Belle anecdote qui illustre parfaitement la tradition malgache ! Mais tu as eu de la chance : cette tradition est intimement liée aux ... morts !!!
Bruno Riviere (Un zanatany)
Pas seulement, on asperge également de rhum les quatre coins de la maison qui vient d'être construite.
Je te rejoins pour dire que c'est une offrande aux morts pour qu'ils ne viennent pas ensuite "hanter" les lieux.
Merci pour cette jolie anecdote...
J'ai lu cet article avec grand plaisir car j'ai convoyé en mai 97, pour le compte du préfet de Mayotte, le TN de Mâcon jusqu' à Dzaoudzi en compagnie d'Henri son ancien propriétaire.
Un très beau vol via Ajaccio, Héraklion, Louksor, Djibouti, Mombassa et Dzaoudzi où j'ai assuré la formation du VAT qui était chargé d'effectuer les missions de surveillance maritime.
Je confirme que le TN était un "percheron" imperturbable dans les pires conditions avec ses deux 225 CV turbo. Il avait été construit par Reims Cessna pour le compte de l'aéronavale portugaise dont il arborait encore la belle tenue camouflée.
Merci d'avoir ravivé cet excellent souvenir.

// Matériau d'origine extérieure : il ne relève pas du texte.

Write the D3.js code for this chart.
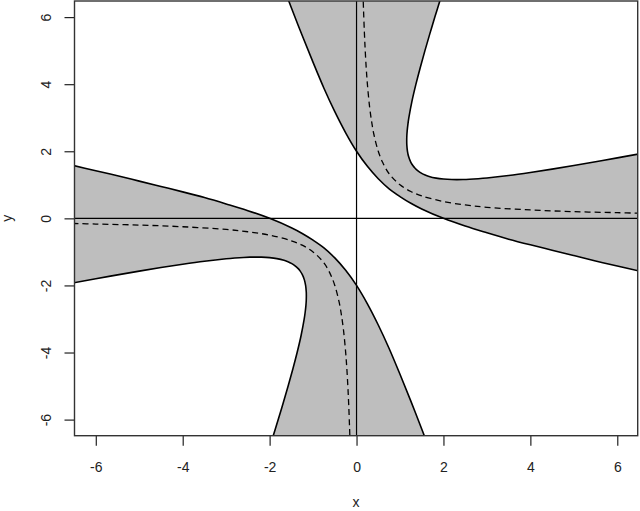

Avec une pensée pour mon compère Henri, passionné d'aviation, qui nous a quittés il y a quelques années.
La société EULAIR ayant remis au goût du jour un aéronef bimoteur de type Push-Pull (le Twin2), en cas de besoins, nous arroserons, nous aussi, différents coins du hangar avec du Rhum (si le propriétaire n'y voit pas d'inconvénients !). Mais ce qui a marché à Madagascar marchera-t-il en Ile de France ?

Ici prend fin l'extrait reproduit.